▶ [TASK DETAILS] Print exactly the lines from the first one down to the line that contains "from matplotlib.ticker import MultipleLocator", both included, and skip the pictures.

[begin COLLECTED MATERIAL]

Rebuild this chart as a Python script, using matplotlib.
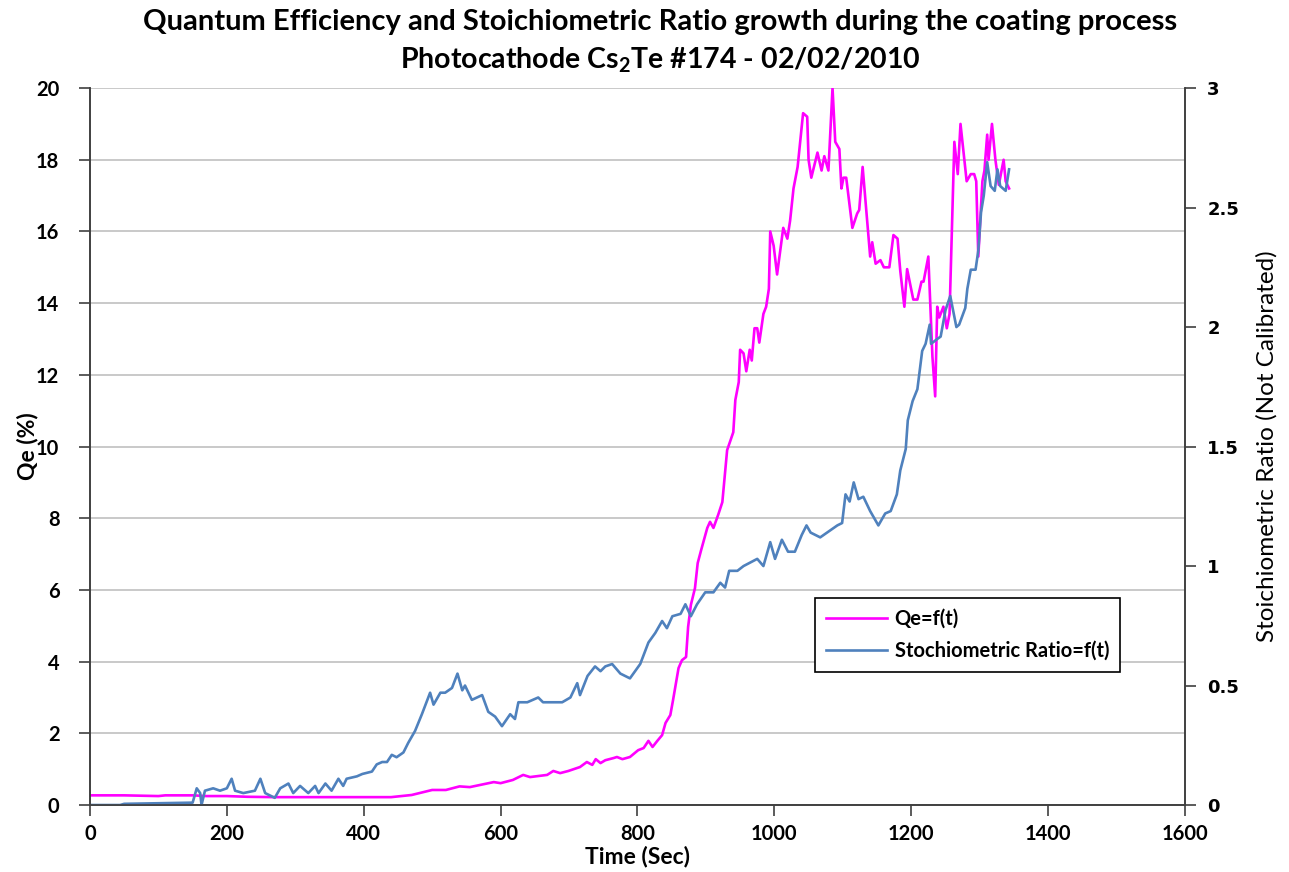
import matplotlib
matplotlib.use('Agg')
import matplotlib.pyplot as plt
from matplotlib.ticker import MultipleLocator

# Qe (%) vs time (s)
qe_t = [0, 50, 100, 110, 150, 170, 200, 230, 270, 300, 350, 400, 440, 470, 500, 520, 540, 555,
        570, 590, 600, 618, 633, 643, 668, 677, 687, 699, 716, 726, 734, 739, 746, 753, 765, 770,
        778, 789, 801, 809, 816, 822, 829, 836, 841, 848, 852, 860, 865, 871, 874, 878, 884, 888,
        893, 902, 906, 911, 918, 924, 931, 940, 943, 948, 950, 955, 959, 964, 967, 971, 975, 978,
        984, 988, 992, 994, 999, 1004, 1013, 1019, 1023, 1028, 1034, 1042, 1048, 1050, 1054, 1063,
        1069, 1073, 1079, 1085, 1089, 1095, 1098, 1101, 1105, 1114, 1121, 1124, 1129, 1140, 1143,
        1148, 1155, 1160, 1168, 1174, 1180, 1184, 1190, 1194, 1203, 1209, 1215, 1218, 1225, 1231,
        1235, 1238, 1241, 1247, 1252, 1256, 1263, 1268, 1272, 1281, 1287, 1292, 1295, 1298, 1304,
        1307, 1311, 1313, 1318, 1323, 1328, 1335, 1338, 1343]
qe_v = [0.27, 0.27, 0.25, 0.27, 0.27, 0.25, 0.25, 0.23, 0.22, 0.22, 0.22, 0.22, 0.22, 0.28, 0.42,
        0.42, 0.52, 0.50, 0.56, 0.64, 0.61, 0.70, 0.84, 0.78, 0.84, 0.95, 0.89, 0.95, 1.06, 1.20,
        1.12, 1.28, 1.17, 1.25, 1.31, 1.34, 1.28, 1.34, 1.53, 1.59, 1.79, 1.62, 1.79, 1.95, 2.29,
        2.51, 2.93, 3.82, 4.04, 4.13, 4.97, 5.58, 6.05, 6.75, 7.11, 7.73, 7.9, 7.73, 8.1, 8.45,
        9.9, 10.4, 11.3, 11.8, 12.7, 12.6, 12.1, 12.7, 12.4, 13.3, 13.3, 12.9, 13.7, 13.9, 14.4,
        16.0, 15.6, 14.8, 16.1, 15.8, 16.3, 17.2, 17.8, 19.3, 19.2, 18.0, 17.5, 18.2, 17.7, 18.1,
        17.7, 20.0, 18.5, 18.3, 17.2, 17.5, 17.5, 16.1, 16.5, 16.6, 17.8, 15.3, 15.7, 15.1, 15.2,
        15.0, 15.0, 15.9, 15.8, 14.9, 13.9, 14.95, 14.1, 14.1, 14.6, 14.6, 15.3, 12.5, 11.4, 13.9,
        13.6, 13.9, 13.3, 13.7, 18.5, 17.6, 19.0, 17.4, 17.6, 17.6, 17.4, 15.3, 17.4, 17.7, 18.7,
        18.0, 19.0, 18.0, 17.3, 18.0, 17.4, 17.2]

# stoichiometric ratio vs time (s)
sr_t = [0, 44, 50, 150, 156, 161, 163, 168, 180, 190, 200, 207, 212, 224, 241, 249, 256, 270,
        278, 290, 297, 307, 319, 329, 334, 344, 353, 363, 370, 375, 390, 398, 412, 419, 427, 434,
        441, 448, 458, 465, 475, 485, 497, 502, 512, 519, 529, 537, 544, 548, 558, 573, 582, 592,
        602, 614, 621, 626, 639, 655, 662, 680, 690, 702, 712, 716, 727, 738, 746, 753, 763, 775,
        789, 804, 816, 826, 836, 843, 851, 863, 870, 878, 887, 899, 911, 921, 928, 934, 946, 955,
        975, 984, 994, 1001, 1011, 1020, 1030, 1040, 1047, 1053, 1067, 1077, 1092, 1099, 1104,
        1110, 1116, 1123, 1130, 1140, 1152, 1162, 1170, 1179, 1184, 1192, 1195, 1202, 1209, 1216,
        1221, 1227, 1229, 1238, 1243, 1250, 1257, 1266, 1270, 1279, 1282, 1287, 1294, 1298, 1302,
        1306, 1311, 1316, 1322, 1326, 1330, 1338, 1343]
sr_v = [0.0, 0.0, 0.005, 0.01, 0.07, 0.05, 0.0, 0.06, 0.07, 0.06, 0.07, 0.11, 0.06, 0.05, 0.06,
        0.11, 0.05, 0.03, 0.07, 0.09, 0.05, 0.08, 0.05, 0.08, 0.05, 0.09, 0.06, 0.11, 0.08, 0.11,
        0.12, 0.13, 0.14, 0.17, 0.18, 0.18, 0.21, 0.20, 0.22, 0.26, 0.31, 0.38, 0.47, 0.42, 0.47,
        0.47, 0.49, 0.55, 0.48, 0.50, 0.44, 0.46, 0.39, 0.37, 0.33, 0.38, 0.36, 0.43, 0.43, 0.45,
        0.43, 0.43, 0.43, 0.45, 0.51, 0.46, 0.54, 0.58, 0.56, 0.58, 0.59, 0.55, 0.53, 0.59, 0.68,
        0.72, 0.77, 0.74, 0.79, 0.80, 0.84, 0.79, 0.84, 0.89, 0.89, 0.93, 0.91, 0.98, 0.98, 1.00,
        1.03, 1.00, 1.10, 1.03, 1.11, 1.06, 1.06, 1.13, 1.17, 1.14, 1.12, 1.14, 1.17, 1.18, 1.30,
        1.27, 1.35, 1.28, 1.29, 1.23, 1.17, 1.22, 1.23, 1.30, 1.40, 1.49, 1.61, 1.69, 1.74, 1.90,
        1.93, 2.01, 1.93, 1.95, 1.96, 2.07, 2.13, 2.00, 2.01, 2.08, 2.16, 2.24, 2.24, 2.32, 2.48,
        2.55, 2.69, 2.59, 2.57, 2.66, 2.59, 2.57, 2.66]

sr_ticks = [0, 0.5, 1, 1.5, 2, 2.5, 3]
sr_ticklabels = ['0', '0.5', '1', '1.5', '2', '2.5', '3']

FONT = 'Lato'
MAG = '#ff00ff'
BLUE = '#4f81bd'

fig = plt.figure(figsize=(12.89, 8.72), dpi=100)
ax = fig.add_axes([0.0698, 0.0768, 0.8495, 0.8222])
ax2 = ax.twinx()

l1, = ax.plot(qe_t, qe_v, color=MAG, lw=1.9, label='Qe=f(t)')
l2, = ax2.plot(sr_t, sr_v, color=BLUE, lw=1.9, label='Stochiometric Ratio=f(t)')

ax.set_xlim(0, 1600)
ax.set_ylim(0, 20)
ax2.set_ylim(0, 3)
ax.xaxis.set_major_locator(MultipleLocator(200))
ax.yaxis.set_major_locator(MultipleLocator(2))
ax2.set_yticks(sr_ticks)
ax2.set_yticklabels(sr_ticklabels)

ax.grid(axis='y', color='#c0c0c0', lw=1.2)
ax.set_axisbelow(True)

for a in (ax, ax2):
    a.spines['top'].set_visible(False)
    for s in ('left', 'right', 'bottom'):
        a.spines[s].set_color('#404040')
        a.spines[s].set_linewidth(1.2)

ax.tick_params(axis='both', direction='out', length=8, width=1.2, color='#404040')
ax.tick_params(axis='x', pad=6)
ax.tick_params(axis='y', pad=14)
ax2.tick_params(axis='y', direction='out', length=8, width=1.2, color='#404040', pad=8)

for lab in ax.get_xticklabels() + ax.get_yticklabels():
    lab.set_fontfamily(FONT)
    lab.set_fontweight('bold')
    lab.set_fontsize(14.5)
for lab in ax2.get_yticklabels():
    lab.set_fontfamily('DejaVu Sans')
    lab.set_fontweight('bold')
    lab.set_fontsize(13)

ax.set_xlabel('Time (Sec)', fontfamily=FONT, fontweight='bold', fontsize=16.5)
ax.xaxis.set_label_coords(0.5, -0.056)
ax.set_ylabel('Qe (%)', fontfamily=FONT, fontweight='bold', fontsize=16.5)
ax.yaxis.set_label_coords(-0.0475, 0.5)
ax2.set_ylabel('Stoichiometric Ratio (Not Calibrated)', fontfamily=FONT, fontsize=17.5)
ax2.yaxis.set_label_coords(1.065, 0.5)

fig.text(0.512, 0.975, 'Quantum Efficiency and Stoichiometric Ratio growth during the coating process',
         ha='center', va='center', fontfamily=FONT, fontweight='bold', fontsize=21)
fig.text(0.512, 0.931, r'Photocathode Cs$_\mathregular{2}$Te #174 - 02/02/2010',
         ha='center', va='center', fontfamily=FONT, fontweight='bold', fontsize=20.5)

leg = ax2.legend(handles=[l1, l2], loc='upper left', bbox_to_anchor=(0.653, 0.303),
                 prop={'family': FONT, 'weight': 'bold', 'size': 14.5},
                 frameon=True, fancybox=False, edgecolor='black', framealpha=1,
                 handlelength=3.0, borderpad=0.55, labelspacing=0.6, handletextpad=0.4)
leg.get_frame().set_linewidth(1.2)

fig.savefig('out.png', dpi=100)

[end COLLECTED MATERIAL]

▶ [OUTPUT OF THE TASK]
Rebuild this chart as a Python script, using matplotlib.
import matplotlib
matplotlib.use('Agg')
import matplotlib.pyplot as plt
from matplotlib.ticker import MultipleLocator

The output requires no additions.